I don’t think they’ll bounce back. I’m taking the under.

Andrew: Nine makes this a tough line. As you frequently note, it’s asking whether I think 8-8 or 10-6 is more likely. The answer is “no, I think 9-7 is more likely.”

Bryan: Whole-number lines are terrible and should have been banned in the Treaty of Versailles.

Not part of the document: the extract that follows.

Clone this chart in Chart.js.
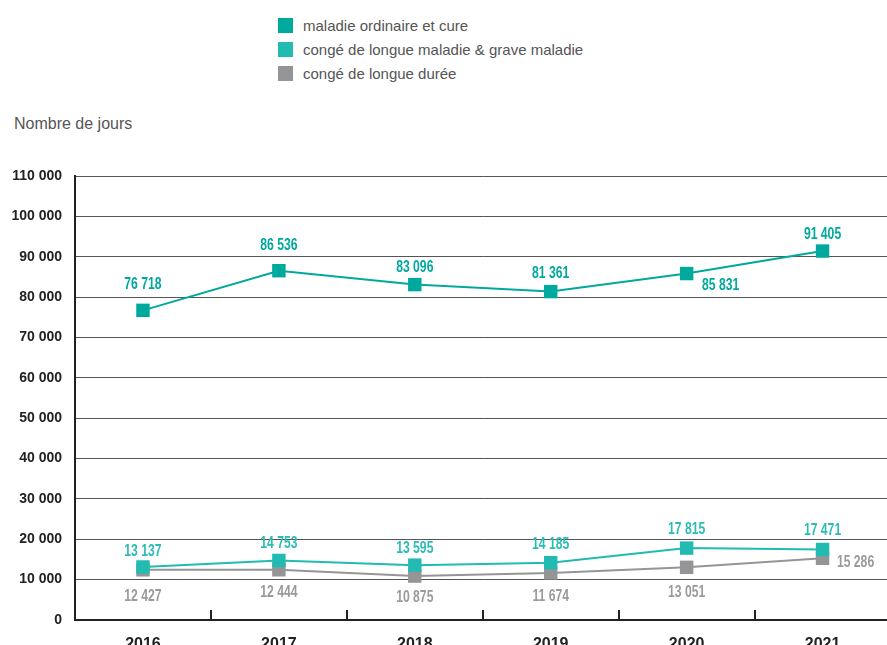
<!DOCTYPE html>
<html lang="fr">
<head>
<meta charset="utf-8">
<title>Nombre de jours d'absence</title>
<script src="https://cdn.jsdelivr.net/npm/chart.js@4.4.0/dist/chart.umd.min.js"></script>
<style>
  html, body { margin: 0; padding: 0; width: 887px; height: 645px; overflow: hidden; background: #fff; }
  #legend { position: absolute; left: 278px; top: 13px; font: 15px "Liberation Sans", Arial, sans-serif; color: #555; }
  #legend .item { display: flex; align-items: center; height: 24px; white-space: nowrap; }
  #legend .sw { width: 15px; height: 15px; margin-right: 10px; flex: none; }
  #ytitle { position: absolute; left: 14px; top: 115px; font: 16px "Liberation Sans", Arial, sans-serif; color: #555; }
  #wrap { position: absolute; left: 0; top: 150px; }
</style>
</head>
<body>
<div id="legend"></div>
<div id="ytitle">Nombre de jours</div>
<div id="wrap"><canvas id="chart" width="900" height="530"></canvas></div>
<script>
// Years on the horizontal axis
const years = ['2016', '2017', '2018', '2019', '2020', '2021'];

// Series names
const seriesNames = [
  'maladie ordinaire et cure',
  'congé de longue maladie & grave maladie',
  'congé de longue durée'
];

// Number of days per year
const maladieOrdinaire = [76718, 86536, 83096, 81361, 85831, 91405];
const longueMaladie    = [13137, 14753, 13595, 14185, 17815, 17471];
const longueDuree      = [12427, 12444, 10875, 11674, 13051, 15286];

// Value axis range
const yMin = 0;
const yMax = 110000;
const yStep = 10000;

const seriesColors = ['#00a99d', '#22bbb2', '#959598'];
const labelColors  = ['#00a99d', '#2bbdb4', '#9a9a9d'];

// Where each value label sits relative to its point (dx, dy in px)
const labelPlacement = [
  [[0, -26], [0, -25], [0, -17], [0, -18], [34, 12], [0, -16]],
  [[0, -15], [0, -17], [0, -17], [0, -18], [0, -18], [0, -19]],
  [[0, 27], [0, 23], [0, 21], [0, 24], [0, 25], [33, 4]]
];

const fmt = n => String(n).replace(/\B(?=(\d{3})+(?!\d))/g, ' ');

const axisFamily = '"Liberation Sans", Arial, sans-serif';

// HTML legend
const legendEl = document.getElementById('legend');
seriesNames.forEach((name, i) => {
  const row = document.createElement('div');
  row.className = 'item';
  const sw = document.createElement('span');
  sw.className = 'sw';
  sw.style.background = seriesColors[i];
  const txt = document.createElement('span');
  txt.textContent = name;
  row.appendChild(sw);
  row.appendChild(txt);
  legendEl.appendChild(row);
});

// Small upward tick marks between the year bands
const bandTicks = {
  id: 'bandTicks',
  beforeDatasetsDraw(chart) {
    const x = chart.scales.x, a = chart.chartArea, ctx = chart.ctx;
    ctx.save();
    ctx.strokeStyle = '#222';
    ctx.lineWidth = 2;
    for (let i = 0; i < years.length - 1; i++) {
      const px = Math.round((x.getPixelForValue(i) + x.getPixelForValue(i + 1)) / 2);
      ctx.beginPath();
      ctx.moveTo(px, a.bottom - 10);
      ctx.lineTo(px, a.bottom);
      ctx.stroke();
    }
    ctx.restore();
  }
};

// Value labels next to each point, set in a narrow bold face
const valueLabels = {
  id: 'valueLabels',
  afterDatasetsDraw(chart) {
    const ctx = chart.ctx;
    const squeeze = 0.76;
    chart.data.datasets.forEach((ds, i) => {
      const meta = chart.getDatasetMeta(i);
      meta.data.forEach((pt, j) => {
        const [dx, dy] = labelPlacement[i][j];
        ctx.save();
        ctx.font = 'bold 16px ' + axisFamily;
        ctx.fillStyle = labelColors[i];
        ctx.textAlign = 'center';
        ctx.textBaseline = 'middle';
        ctx.translate(pt.x + dx, pt.y + dy);
        ctx.scale(squeeze, 1);
        ctx.fillText(fmt(ds.data[j]), 0, 0);
        ctx.restore();
      });
    });
  }
};

const makeDataset = (label, data, i) => ({
  label,
  data,
  borderColor: seriesColors[i],
  backgroundColor: seriesColors[i],
  borderWidth: 2,
  tension: 0,
  pointStyle: 'rect',
  pointRadius: 9.5,
  pointHoverRadius: 9.5,
  pointBorderWidth: 0,
  pointBackgroundColor: seriesColors[i],
  clip: false
});

new Chart(document.getElementById('chart'), {
  type: 'line',
  data: {
    labels: years,
    datasets: [
      makeDataset(seriesNames[0], maladieOrdinaire, 0),
      makeDataset(seriesNames[1], longueMaladie, 1),
      makeDataset(seriesNames[2], longueDuree, 2)
    ]
  },
  options: {
    responsive: false,
    animation: false,
    events: [],
    layout: { padding: { top: 26, right: 7, bottom: 0, left: 0 } },
    plugins: { legend: { display: false }, tooltip: { enabled: false } },
    scales: {
      x: {
        offset: true,
        grid: { display: false, drawTicks: false },
        border: { display: true, color: '#222', width: 2 },
        ticks: {
          padding: 15,
          color: '#222',
          maxRotation: 0,
          font: { family: axisFamily, size: 16, weight: 'bold' }
        },
        afterFit(scale) { scale.height = 60; }
      },
      y: {
        min: yMin,
        max: yMax,
        grid: { color: '#555', lineWidth: 1, drawTicks: false },
        border: { display: true, color: '#222', width: 2 },
        ticks: {
          stepSize: yStep,
          padding: 13,
          color: '#222',
          font: { family: axisFamily, size: 14, weight: 'bold' },
          callback: v => fmt(v)
        },
        afterFit(scale) { scale.width = 75; }
      }
    }
  },
  plugins: [bandTicks, valueLabels]
});
</script>
</body>
</html>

Andrew: My general approach to this division this year is to give each team 3-3 against each other and try to find the rest of the wins elsewhere. Based on that, I have 8-8 as the rough floor for Minnesota — they have a lot of winnable home games. The trouble is that 10-6 is the rough ceiling, as they have a lot of losable road games. Minnesota is the closest to a complete team in this division, and has the talent to claw out a couple of extra wins from the toughest games on their schedule. I have zero conviction about this whatsoever — I expect it’s the most dart-throw pick I’m going to make in this entire series — but I’ll talk myself into the over for the third time in the division.

Bryan: One of us is going to be very wrong with the general direction this division is heading in; I wouldn’t be surprised if the division winner had at least seven losses.

Andrew: Neither would I, but every line but one is drawn at exactly that 9-7 mark. I can easily see three 9-7 teams here, or a couple at 9-7 and an 8-8. I don’t, however, think 8-8 will be enough to take the division; there are too many games against the Raiders and Giants and Washingtonians and, well, each other for that. I’ll be glad to see the back of this division, for sure.

Next week should be much easier to predict, as we head to the (checks notes) South … ah dangit.

Bryan: What, not excited to think about the Jaguars and Buccaneers of the world? Florida football is fantastic, right?

Andrew: We get to talk Andrew Luck mystery injuries, Cam Newton’s shoulder, and whether the Saints can recover from a crazy playoff exit. It’s the land that time forgot!